The National Development Council’s index of economic monitoring indicators rose 2 points to 26 last month, indicating that the economy is on the way to recovery.
The council’s report released yesterday showed that the total score — which takes into account both leading and coincident indicators — rose last month because of higher year-on-year growth in the local stock index and imports of machinery and electrical equipment.
As a result, the monitoring indicators flashed “green” for the fifth consecutive month, the council said, adding that the last time they were up for five consecutive months was from March to July 2011.

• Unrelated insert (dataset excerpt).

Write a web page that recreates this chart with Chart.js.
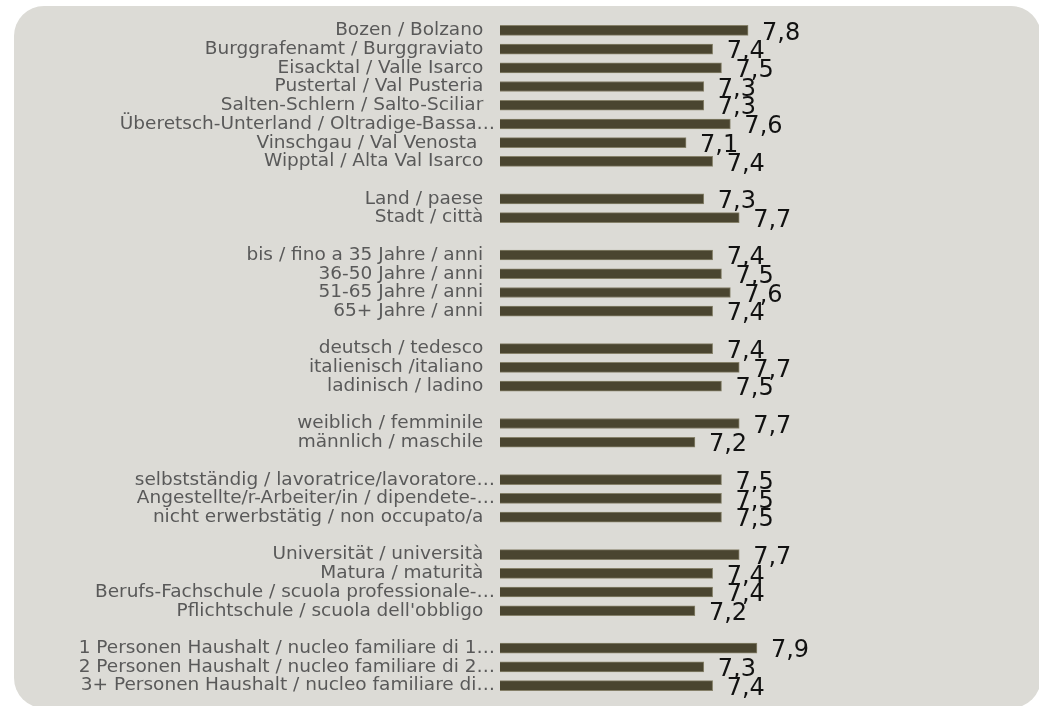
<!DOCTYPE html>
<html>
<head>
<meta charset="utf-8">
<script src="https://cdn.jsdelivr.net/npm/chart.js@4/dist/chart.umd.min.js"></script>
<style>
  html, body { margin: 0; padding: 0; background: #fff; overflow: hidden; }
  #wrap { position: relative; width: 1039px; height: 706px; }
  #panel {
    position: absolute; left: 14px; top: 6px; width: 1027px; height: 702px;
    background: #dcdbd6; border-radius: 30px;
  }
  #chart { position: absolute; left: 0; top: 0; }
</style>
</head>
<body>
<div id="wrap">
  <div id="panel"></div>
  <canvas id="chart" width="1039" height="706"></canvas>
</div>
<script>
// groups of the survey, one small array per group
const regions = ['Bozen / Bolzano', 'Burggrafenamt / Burggraviato', 'Eisacktal / Valle Isarco',
  'Pustertal / Val Pusteria', 'Salten-Schlern / Salto-Sciliar', 'Überetsch-Unterland / Oltradige-Bassa…',
  'Vinschgau / Val Venosta ', 'Wipptal / Alta Val Isarco'];
const regionValues = [7.8, 7.4, 7.5, 7.3, 7.3, 7.6, 7.1, 7.4];

const settlement = ['Land / paese', 'Stadt / città'];
const settlementValues = [7.3, 7.7];

const ageGroups = ['bis / fino a 35 Jahre / anni', '36-50 Jahre / anni', '51-65 Jahre / anni', '65+ Jahre / anni'];
const ageValues = [7.4, 7.5, 7.6, 7.4];

const languages = ['deutsch / tedesco', 'italienisch /italiano', 'ladinisch / ladino'];
const languageValues = [7.4, 7.7, 7.5];

const gender = ['weiblich / femminile', 'männlich / maschile'];
const genderValues = [7.7, 7.2];

const occupation = ['selbstständig / lavoratrice/lavoratore…', 'Angestellte/r-Arbeiter/in / dipendete-…',
  'nicht erwerbstätig / non occupato/a'];
const occupationValues = [7.5, 7.5, 7.5];

const education = ['Universität / università', 'Matura / maturità',
  'Berufs-Fachschule / scuola professionale-…', "Pflichtschule / scuola dell'obbligo"];
const educationValues = [7.7, 7.4, 7.4, 7.2];

const household = ['1 Personen Haushalt / nucleo familiare di 1…', '2 Personen Haushalt / nucleo familiare di 2…',
  '3+ Personen Haushalt / nucleo familiare di…'];
const householdValues = [7.9, 7.3, 7.4];

const groups = [
  [regions, regionValues], [settlement, settlementValues], [ageGroups, ageValues],
  [languages, languageValues], [gender, genderValues], [occupation, occupationValues],
  [education, educationValues], [household, householdValues]
];

// flatten, with an empty row between groups
const labels = [];
const values = [];
groups.forEach(([names, vals], g) => {
  if (g > 0) { labels.push(''); values.push(null); }
  names.forEach((n, i) => { labels.push(n); values.push(vals[i]); });
});

const valueLabels = {
  id: 'valueLabels',
  afterDatasetsDraw(chart) {
    const ctx = chart.ctx;
    const meta = chart.getDatasetMeta(0);
    ctx.save();
    ctx.font = '24px "DejaVu Sans"';
    ctx.fillStyle = '#111';
    ctx.textAlign = 'left';
    ctx.textBaseline = 'middle';
    meta.data.forEach((bar, i) => {
      const v = values[i];
      if (v == null) return;
      ctx.fillText(v.toFixed(1).replace('.', ','), bar.x + 14, bar.y + 3);
    });
    ctx.restore();
  }
};

new Chart(document.getElementById('chart'), {
  type: 'bar',
  data: {
    labels,
    datasets: [{
      data: values,
      backgroundColor: '#4a4530',
      borderColor: '#858069',
      borderWidth: 1,
      borderSkipped: false,
      barThickness: 10
    }]
  },
  options: {
    indexAxis: 'y',
    responsive: false,
    animation: false,
    layout: { padding: { left: 0, right: 96, top: 21, bottom: 11 } },
    plugins: { legend: { display: false }, tooltip: { enabled: false } },
    scales: {
      x: { display: false, min: 5, max: 10 },
      y: {
        grid: { display: false, drawTicks: false },
        border: { display: false },
        afterFit: (scale) => {
          scale.width = 500;
          // rows already sit inside the area, no extra room for end labels
          scale.paddingTop = 0;
          scale.paddingBottom = 0;
        },
        ticks: {
          autoSkip: false,
          padding: 5,
          color: '#595959',
          font: { family: '"DejaVu Sans"', size: 18.5 },
          callback: (val, i) => {
            const l = labels[i];
            if (!l) return '';
            return l.endsWith('…') ? l : l + '  ';
          }
        }
      }
    }
  },
  plugins: [valueLabels]
});
</script>
</body>
</html>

The council uses a five-color spectrum to categorize the nation’s economic health, with “blue” signaling a recession, “green” steady growth and “red” overheating, while “yellow-blue” indicates a transition between recession and growth, and “yellow-red” a transition between growth and overheating.
GREEN LIGHT
“The rising score last month should remove worries that the relatively high scores over the past few months were just a short-term phenomenon,” National Development Council Deputy Minister Chen Chien-liang (陳建良) said at a press conference.
Chen said that the council was optimistic that the economic light would remain “green” in the next few months.
The index of leading economic indicators, which is used to gauge the nation’s short-term economic outlook, edged down 0.19 points to 100.11 last month, from 100.3 points a month earlier, the report showed.
Although it was the fourth consecutive month of decline, Chen said it should not be a concern because the fall was mild.
14TH INCREASE
Meanwhile, the index of coincident indicators, which reflects monthly economic conditions, increased for the 14th consecutive month to 101.23 points, up 0.22 points from 101.01 the previous month, the report said.
Chen said he expects the housing market in China as well as the geopolitical tensions between Russia and Ukraine and in the Gaza Strip could pose a threat to the economic growth.